Effect of Light and Heavy Rare Earth Doping on the Physical Structure of Bi2O2CO3 and Their Performance in Photocatalytic Degradation of Dimethyl Phthalate

In order to solve the problem of environmental health hazards caused by phthalate esters, a series of pure Bi2O2CO3 and light (La, Ce, Pr, Nd, Sm and Eu) and heavy (Gd, Tb, Dy, Ho, Er, Tm, Yb and Lu) rare earth-doped Bi2O2CO3 samples were prepared by hydrothermal method. The crystalline phase composition and physical structure of the samples calcined at 300 °C were studied, and we found that the rare earth ion doping promoted the transformation of Bi2O2CO3 to β-Bi2O3 crystalline phase, thus obtaining a mixed crystal phase photocatalyst constituted by rare earth-ion-doped Bi2O2CO3/β-Bi2O3. The Bi2O3/Bi2O2CO3 heterostructure had a lower band gap and more efficient charge transfer.

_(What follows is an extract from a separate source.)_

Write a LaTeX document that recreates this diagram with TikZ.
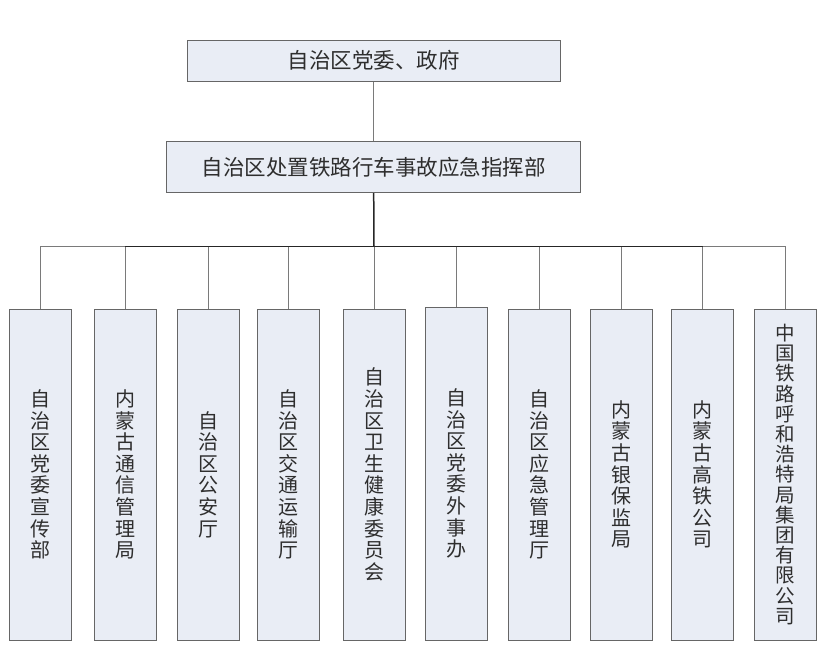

The fabricated samples were applied to the photocatalytic degradation of dimethyl phthalate (DMP) under a 300 W tungsten lamp, and it was found that the rare earth ion doping enhanced the photocatalytic degradation activity of DMP, in which the heavy rare earth of Er-doped sample reached 78% degradation for DMP at 150 min of light illumination. In addition, the doping of rare earths resulted in a larger specific surface area and a stronger absorption of visible light. At the same time, the formation of Bi2O2CO3/β-Bi2O3 heterogeneous junction enhanced the separation efficiency of photogenerated electrons and holes.